La parte del juez

La mayoría de los observadores y especialistas políticos de América Latina que manejan buena información y no padecen de la amnesia repentina que suele producir el oportunismo político, se han preguntado qué hace Raúl Castro mirando al foco de la cámara, sonriente y en guayabera, en el centro de la foto en la que el presidente Juan Manuel Santos y Rodrigo Londoño Echverri, alias Timochenko, jefe de las FARC, se dan la mano después de firmar un acuerdo para negociar la paz en Colombia.

El dictador de Cuba debe de estar allí por un gesto de pura cortesía, dicen los más generosos, ya que es en ese país donde los colombianos conversan -con secretismo, marañas y trampas incluidas- desde hace casi tres años para tratar de recuperar la estabilidad y salir de una guerra de varias décadas que ha provocado 220.000 muertos y seis millones de desplazados.

Pero no. Castro actúa como mediador oficial. Eso sí, modesto, equilibrado y comprometido. Al final de la ceremonia de la firma del documento, y entre los abrazos contaminadores y previstos, declara emocionado que la paz en su "querida Colombia" es indispensable y que su gobierno continuará con su apoyo a ese objetivo con "absoluta imparcialidad y discreción".

Los que han seguido la historia reciente de las luchas políticas de aquella región no pueden creer en la neutralidad de Raúl Castro. Se conoce que, aunque las guerrillas de Colombia se iniciaron antes del triunfo del castrismo en 1959, en la década de los 60 llegaron a un punto de esplendor porque sus principales cuadros militares y escuadras o pelotones de combatientes se entrenaron en campamentos en la provincia de Pinar del Río. Los grupos armados crecieron y se hicieron poderosos por el respaldo financiero, de armamento y apoyos de todo tipo por parte del régimen de La Habana.

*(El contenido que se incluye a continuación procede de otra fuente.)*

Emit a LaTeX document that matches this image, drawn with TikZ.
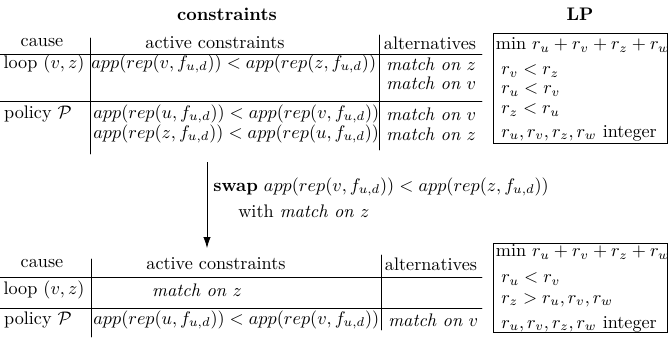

Cuba era el nicho logístico de los alzados colombianos hasta el momento en que los que iban a liberar la nación del capitalismo y darle libertad y progreso hallaron las fuentes de su dinero en el narcotráfico y los secuestros. Pero la isla no dejó, no ha dejado de ser, la inspiración política de quienes creyeron que Los Andes sería una copia ampliada de la Sierra Maestra y que el socialismo real se puede exportar como las drogas.